Brilio.net - Pemadam kebakaran (damkar) memang bukan pekerjaan yang mudah. Seorang pemadam kebakaran bekerja dengan taruhan nyawa, sehingga profesi ini membutuhkan orang-orang pemberani.

Muzakir (59), pensiunan petugas pemadam kebakaran, mengisahkan bagaimana menjadi seorang pemadam kebakaran. Dia telah merasakan suka maupun duka sebagai petugas pemadam kebakaran selama lebih dari 30 tahun.

Semasa kecil, Muzakir beranggapan pekerjaan paling mulia adalah guru, tukang pos, dan pemadam kebakaran. Oleh sebab itu, sejak kecil dia bercita-cita menjadi pemadam kebakaran. Pada tahun 1983 dia pertama kali bergabung dengan Dinas Pemadam Kebakaran Kabupaten Sleman, DI Yogyakarta.

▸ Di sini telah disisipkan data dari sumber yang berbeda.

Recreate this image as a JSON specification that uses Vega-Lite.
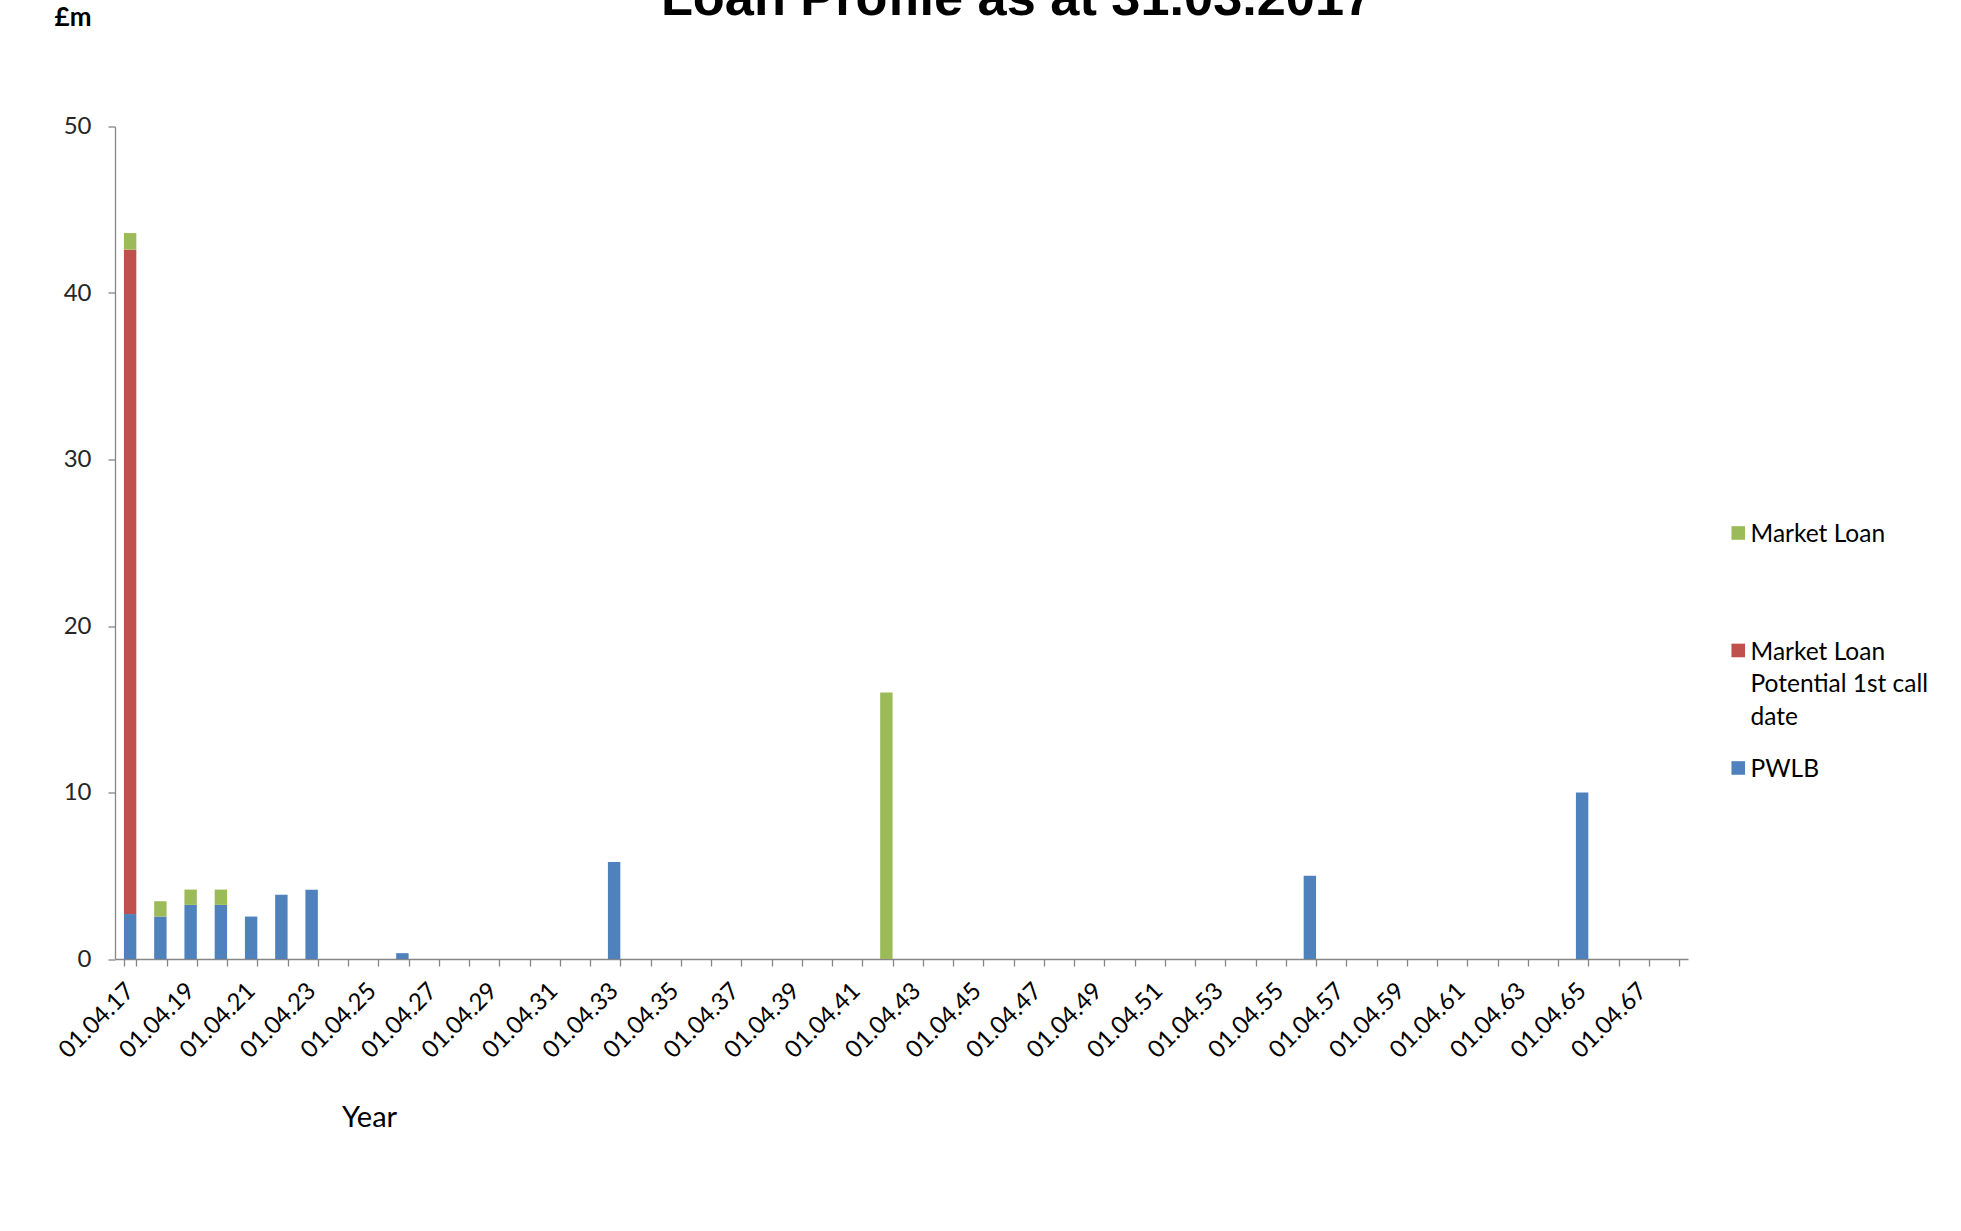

Berbagai pengalaman tidak enak pernah dialami oleh Muzakir dan rekan-rekannya. Mulai dari kesetrum, tertimpa bangunan, dan cedera-cedera fisik lainnya yang menimpanya saat berusaha menyelamatkan korban kebakaran. "Hal paling membahagiakan tentu saja ketika kita berhasil mengevakuasi seluruh korban tanpa ada korban jiwa," ujarnya kepada brilio.net Selasa (19/5).

Muzakir mengaku kejadian paling pedih adalah ketika dia harus kehilangan seorang anak buahnya yang tewas saat bertugas. Saat itu anak buahnya yang bernama Suyatno, tewas akibat tertimpa bangunan pada tahun 1990. Muzakir yang saat itu juga sempat tertimpa bangunan berhasil selamat walau mengalami cedera yang cukup berat.

Selang sembilan tahun kemudian, kebakaran besar terjadi di Yogyakarta. Yaitu ketika bioskop Regent terbakar, tepatnya pada tanggal 21 April 1999. Saat itu Muzakir bersama regunya telah mengerahkan sekuat tenaga, namun api yang terlalu besar tidak dapat dihentikan dan menelan korban jiwa sebanyak 15 orang. "Itu kebakaran dengan korban paling besar yang pernah saya tangani, yah saat itu hanya bisa kecewa dan sedih," kenang lelaki dengan tiga anak tersebut.

Tugas yang dihadapinya sebagai petugas pemadam kebakaran tidak hanya memadamkan kebakaran saja, Muzakir bercerita pernah diminta untuk menyelamatkan seorang anak yang tercebur sumur. Karena memang setiap petugas pemadam kebakaran selalu dibekali dengan pengetahuan teknik penyelamatan korban.

Menjadi petugas pemadam kebakaran juga tidak hanya berhadapan dengan api saja, namun yang sulit adalah berhadapan dengan masyarakat sendiri. Sesampainya di lokasi kadang petugas disambut umpatan kekecewaan warga karena dianggap terlambat datang dan bekerja sangat lamban. Tak jarang petugas harus berhadapan dengan kepanikan warga yang cenderung brutal dan membahayakan jiwa petugas.

"Padahal terlambat itu terjadi gara-gara keadaan lalu lintas yang tidak mendukung. Saya juga sering kesal kalau di jalan sudah tahu ada mobil pemadam kebakaran dengan sirine bunyi, tapi banyak kendaraan yang tidak mau segera minggir," katanya lagi.

Bagi para penakluk api itu, kebanggaan sebagai pemadam kebakaran tak ternilai harganya. Mereka merasa menjadi orang yang berguna bagi orang lain. Meski penghasilan mereka tak sebanding dengan resiko kerja yang harus mereka hadapi, balasan berupa pahala lebih mereka harapkan.